§ To be done
Print the listing from its top line through the line containing "101, bottom: 678", nothing more, and leave out the pictures.

======

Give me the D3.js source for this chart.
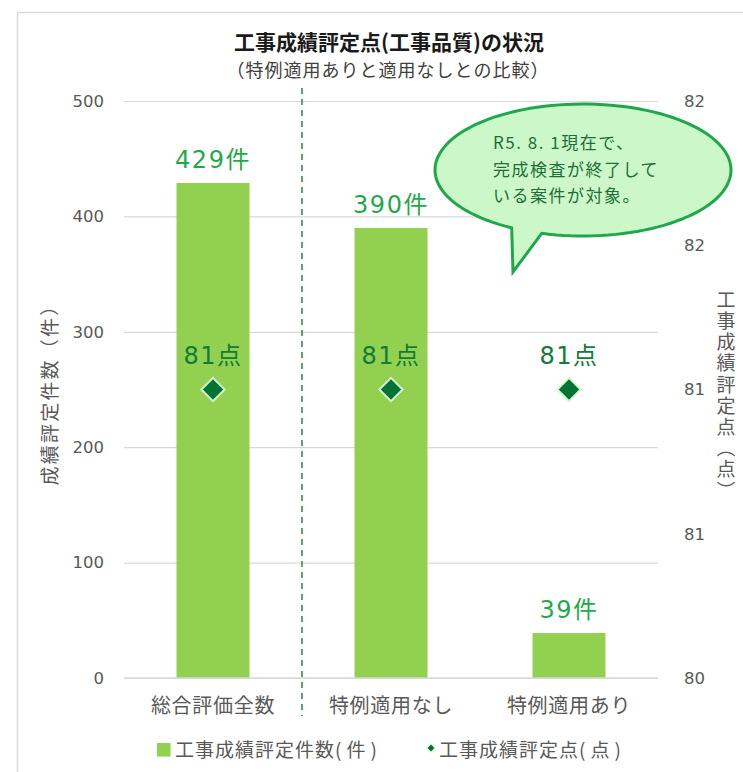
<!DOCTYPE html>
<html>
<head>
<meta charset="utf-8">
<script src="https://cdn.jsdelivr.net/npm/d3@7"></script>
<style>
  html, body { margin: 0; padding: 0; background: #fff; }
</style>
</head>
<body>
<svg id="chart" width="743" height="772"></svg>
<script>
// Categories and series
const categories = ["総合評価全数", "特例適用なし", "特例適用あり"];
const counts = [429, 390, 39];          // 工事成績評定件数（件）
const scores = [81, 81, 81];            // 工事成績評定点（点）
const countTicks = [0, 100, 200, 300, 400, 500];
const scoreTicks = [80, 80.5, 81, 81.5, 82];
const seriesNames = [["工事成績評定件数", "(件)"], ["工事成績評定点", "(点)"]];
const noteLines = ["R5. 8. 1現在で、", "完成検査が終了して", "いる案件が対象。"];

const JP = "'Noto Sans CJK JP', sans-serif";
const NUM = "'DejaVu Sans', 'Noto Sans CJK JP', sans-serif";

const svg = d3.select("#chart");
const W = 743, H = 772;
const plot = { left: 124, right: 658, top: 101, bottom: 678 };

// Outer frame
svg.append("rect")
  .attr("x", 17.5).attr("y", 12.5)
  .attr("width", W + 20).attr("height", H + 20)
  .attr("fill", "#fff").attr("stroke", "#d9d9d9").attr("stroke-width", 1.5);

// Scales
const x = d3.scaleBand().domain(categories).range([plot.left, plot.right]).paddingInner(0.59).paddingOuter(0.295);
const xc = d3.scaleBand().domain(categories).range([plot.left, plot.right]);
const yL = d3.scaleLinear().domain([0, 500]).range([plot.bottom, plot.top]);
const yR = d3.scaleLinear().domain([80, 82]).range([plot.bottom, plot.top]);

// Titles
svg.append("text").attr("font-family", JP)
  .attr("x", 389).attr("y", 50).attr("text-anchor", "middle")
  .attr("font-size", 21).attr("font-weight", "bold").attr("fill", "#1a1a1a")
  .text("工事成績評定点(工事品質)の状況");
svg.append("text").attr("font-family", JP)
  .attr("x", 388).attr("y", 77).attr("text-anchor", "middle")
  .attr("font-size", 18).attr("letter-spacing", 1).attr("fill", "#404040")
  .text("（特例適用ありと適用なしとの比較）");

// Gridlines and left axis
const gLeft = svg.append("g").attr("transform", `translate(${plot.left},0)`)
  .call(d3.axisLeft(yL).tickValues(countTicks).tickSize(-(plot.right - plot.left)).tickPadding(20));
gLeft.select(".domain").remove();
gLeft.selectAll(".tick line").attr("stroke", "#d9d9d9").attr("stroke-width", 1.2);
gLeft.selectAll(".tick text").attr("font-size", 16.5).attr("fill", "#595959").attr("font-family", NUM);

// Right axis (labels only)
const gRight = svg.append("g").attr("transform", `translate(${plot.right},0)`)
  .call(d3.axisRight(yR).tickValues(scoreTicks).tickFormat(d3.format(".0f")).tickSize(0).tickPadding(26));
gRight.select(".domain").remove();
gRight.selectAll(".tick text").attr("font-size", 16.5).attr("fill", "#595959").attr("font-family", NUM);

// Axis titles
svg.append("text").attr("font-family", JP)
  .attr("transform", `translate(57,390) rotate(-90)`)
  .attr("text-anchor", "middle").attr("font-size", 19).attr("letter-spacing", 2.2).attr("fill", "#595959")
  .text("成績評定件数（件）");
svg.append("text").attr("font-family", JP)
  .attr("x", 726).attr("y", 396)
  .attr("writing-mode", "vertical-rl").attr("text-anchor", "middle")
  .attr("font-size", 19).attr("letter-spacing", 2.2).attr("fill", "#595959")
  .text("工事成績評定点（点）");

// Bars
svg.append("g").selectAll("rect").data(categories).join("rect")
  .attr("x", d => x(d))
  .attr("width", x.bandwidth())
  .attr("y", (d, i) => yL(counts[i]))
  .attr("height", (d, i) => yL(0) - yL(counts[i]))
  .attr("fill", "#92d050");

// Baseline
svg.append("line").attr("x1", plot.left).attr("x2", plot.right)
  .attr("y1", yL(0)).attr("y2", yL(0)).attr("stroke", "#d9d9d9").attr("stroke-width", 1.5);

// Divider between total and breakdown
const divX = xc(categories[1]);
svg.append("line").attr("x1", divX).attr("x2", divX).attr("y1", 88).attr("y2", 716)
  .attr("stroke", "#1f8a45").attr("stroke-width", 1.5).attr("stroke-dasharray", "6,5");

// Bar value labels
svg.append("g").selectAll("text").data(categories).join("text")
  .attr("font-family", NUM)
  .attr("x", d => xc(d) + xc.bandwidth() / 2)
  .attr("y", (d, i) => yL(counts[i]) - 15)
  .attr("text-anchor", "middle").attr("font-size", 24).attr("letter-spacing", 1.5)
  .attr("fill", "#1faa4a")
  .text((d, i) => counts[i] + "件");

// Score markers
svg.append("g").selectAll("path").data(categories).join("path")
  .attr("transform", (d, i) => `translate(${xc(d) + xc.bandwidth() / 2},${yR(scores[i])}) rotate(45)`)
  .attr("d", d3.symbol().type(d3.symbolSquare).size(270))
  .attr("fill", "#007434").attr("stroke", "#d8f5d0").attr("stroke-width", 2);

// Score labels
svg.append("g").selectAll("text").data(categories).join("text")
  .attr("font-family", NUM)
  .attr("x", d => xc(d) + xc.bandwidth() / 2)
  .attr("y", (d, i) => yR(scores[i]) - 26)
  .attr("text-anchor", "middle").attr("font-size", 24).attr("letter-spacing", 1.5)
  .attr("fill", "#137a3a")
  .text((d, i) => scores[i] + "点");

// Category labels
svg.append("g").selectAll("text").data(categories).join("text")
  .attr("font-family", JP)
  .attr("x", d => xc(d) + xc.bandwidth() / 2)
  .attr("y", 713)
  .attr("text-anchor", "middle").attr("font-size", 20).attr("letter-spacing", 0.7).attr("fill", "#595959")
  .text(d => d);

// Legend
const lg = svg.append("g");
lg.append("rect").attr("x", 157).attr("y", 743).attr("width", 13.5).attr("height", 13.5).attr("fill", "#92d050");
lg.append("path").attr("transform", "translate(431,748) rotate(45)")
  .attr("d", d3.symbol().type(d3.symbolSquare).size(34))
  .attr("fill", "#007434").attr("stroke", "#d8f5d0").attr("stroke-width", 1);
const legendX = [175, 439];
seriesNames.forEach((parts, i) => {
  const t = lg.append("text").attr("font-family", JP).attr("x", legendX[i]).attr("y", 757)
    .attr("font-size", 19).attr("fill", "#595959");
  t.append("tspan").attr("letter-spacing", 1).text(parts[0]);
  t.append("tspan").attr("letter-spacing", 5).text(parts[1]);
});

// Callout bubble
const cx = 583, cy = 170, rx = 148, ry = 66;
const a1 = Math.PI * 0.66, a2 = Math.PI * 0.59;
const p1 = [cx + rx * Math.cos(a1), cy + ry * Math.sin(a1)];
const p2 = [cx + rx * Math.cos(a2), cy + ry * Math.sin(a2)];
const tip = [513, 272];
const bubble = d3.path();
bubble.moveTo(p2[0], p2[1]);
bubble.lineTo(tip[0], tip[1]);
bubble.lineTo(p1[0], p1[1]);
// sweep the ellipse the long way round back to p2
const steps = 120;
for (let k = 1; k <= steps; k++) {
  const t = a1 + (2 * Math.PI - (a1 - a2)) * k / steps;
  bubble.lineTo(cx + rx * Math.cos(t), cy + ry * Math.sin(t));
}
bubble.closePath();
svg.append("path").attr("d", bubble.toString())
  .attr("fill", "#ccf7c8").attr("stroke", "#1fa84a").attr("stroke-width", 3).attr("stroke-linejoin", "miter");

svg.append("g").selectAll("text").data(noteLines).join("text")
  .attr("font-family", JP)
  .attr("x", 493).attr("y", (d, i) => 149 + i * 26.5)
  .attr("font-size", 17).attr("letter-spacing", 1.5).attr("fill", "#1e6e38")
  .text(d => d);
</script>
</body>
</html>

======

§ Written response
Give me the D3.js source for this chart.
<!DOCTYPE html>
<html>
<head>
<meta charset="utf-8">
<script src="https://cdn.jsdelivr.net/npm/d3@7"></script>
<style>
  html, body { margin: 0; padding: 0; background: #fff; }
</style>
</head>
<body>
<svg id="chart" width="743" height="772"></svg>
<script>
// Categories and series
const categories = ["総合評価全数", "特例適用なし", "特例適用あり"];
const counts = [429, 390, 39];          // 工事成績評定件数（件）
const scores = [81, 81, 81];            // 工事成績評定点（点）
const countTicks = [0, 100, 200, 300, 400, 500];
const scoreTicks = [80, 80.5, 81, 81.5, 82];
const seriesNames = [["工事成績評定件数", "(件)"], ["工事成績評定点", "(点)"]];
const noteLines = ["R5. 8. 1現在で、", "完成検査が終了して", "いる案件が対象。"];

const JP = "'Noto Sans CJK JP', sans-serif";
const NUM = "'DejaVu Sans', 'Noto Sans CJK JP', sans-serif";

const svg = d3.select("#chart");
const W = 743, H = 772;
const plot = { left: 124, right: 658, top: 101, bottom: 678 };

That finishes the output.